Leadership for a New Age
Can AI help us overcome bias in the workplace?
Posted Mar 04, 2021
Today's guest blogger is Brian Wallace, president of NowSourcing.
Deep down, most people mean well. We start companies, go into management positions, and hire those around us that “make the most sense.” This, however, is often a flawed approach. The wildest part of this statement is that while we think we may be doing the right thing—a specific type of bias clouds our vision: unconscious bias.
What Is Unconscious Bias?
We can pretend that we are unbiased, but this is a simple denial of truth: we often cannot see the bias that lies just beneath the surface. Unconscious bias is rampant in many decisions that we make in the workplace: many minorities suffer in the hiring process—often without hiring managers and recruiters consciously realizing what is happening right before them.
What can we do to take bias out of the loop? Artificial intelligence can level the playing field by taking out racial identifiers such as a person's name and profile picture and instead stacking up experience and skills prior to the first wave of selecting potential candidates for a position.
Does Artificial Intelligence Really Fix the Situation?
Yes, it can—but if the data provided is biased, the results will be as well. Creating unbiased AI starts with unbiased data. While you might be skeptical at first about having a computer do the thinking for you, consider some of the pieces of information that trips up hiring managers when it comes to their own bias.
Names: What’s in a name, you might think? Quite a bit. Believe it or not, there have been studies in which minorities that “whiten” their names are more than twice as likely to call minority applicants for interviews.
Address: An employer might make assumptions about you based on the address you listed on your resume.
Photo: This is a clear signal to the unconscious bias within our minds—if a person doesn’t look like you.
Imagine instead of receiving a resume with identifying information such as name, address (yes, even a candidate’s address might trigger some unconscious bias about that individual), and a LinkedIn profile, that you would get a more simple list of skills and job performance.

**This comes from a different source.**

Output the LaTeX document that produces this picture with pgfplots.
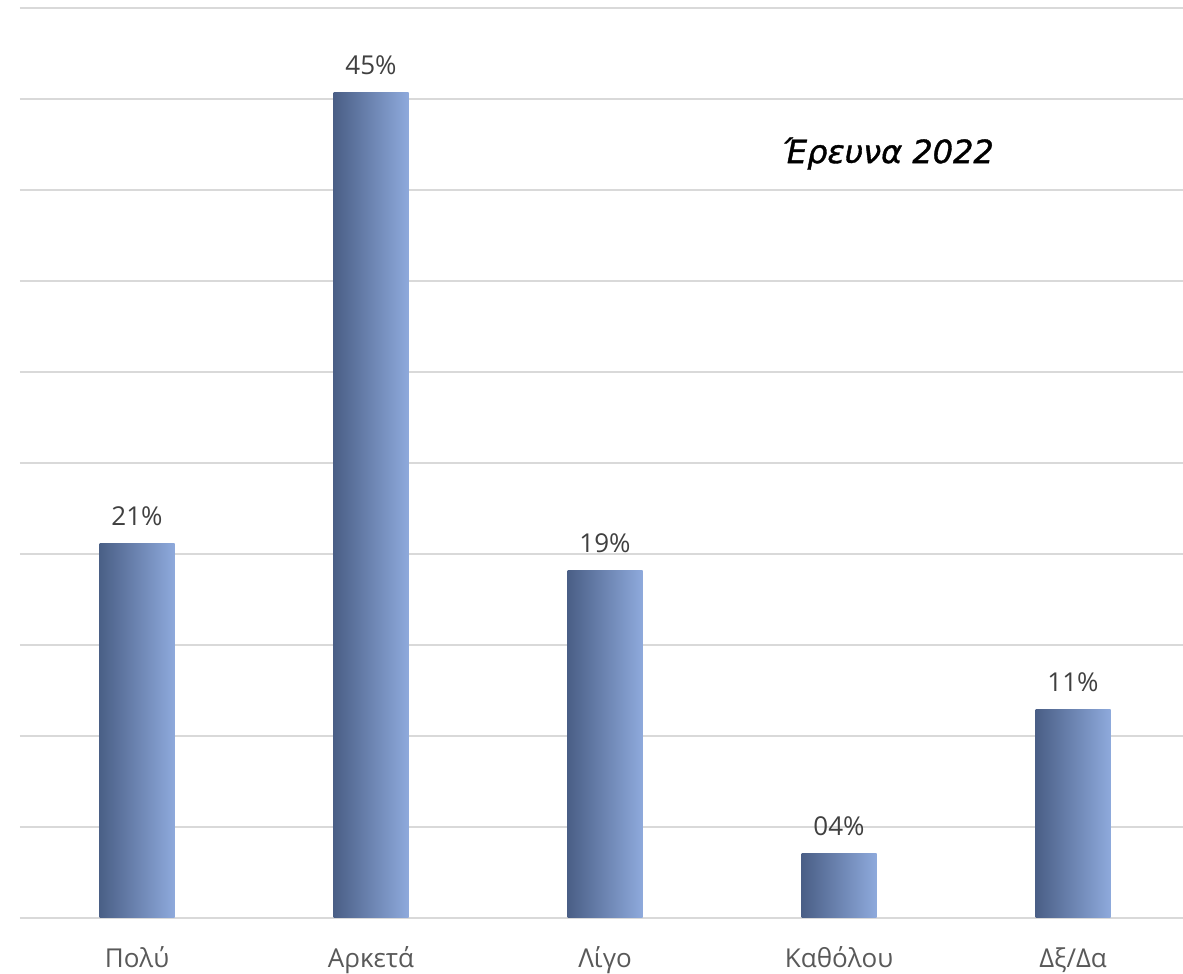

At some point, of course, you’ll need to bring the candidate in for an interview. At the point of an initial candidate screening with identifying information removed, the hiring manager would then get to see the person’s full information.
What You Can do to Prevent Bias in Your Organization
First, stop pretending that it doesn’t exist. If everyone on your team looks like you, thinks like you, and (in some cases) is related to you, you’re lacking a lot of key diversity that your organization could benefit from. In the words of Vildan Stidham, the divisional VP of global talent acquisition at Abbott: “D&I can bring innovation, creative thinking, and different perspectives that are essential in our growing businesses.”
It’s time for us to embrace the diversity that will help all find the way forward. Artificial intelligence can help us get there to finally have everyone have a seat at the table.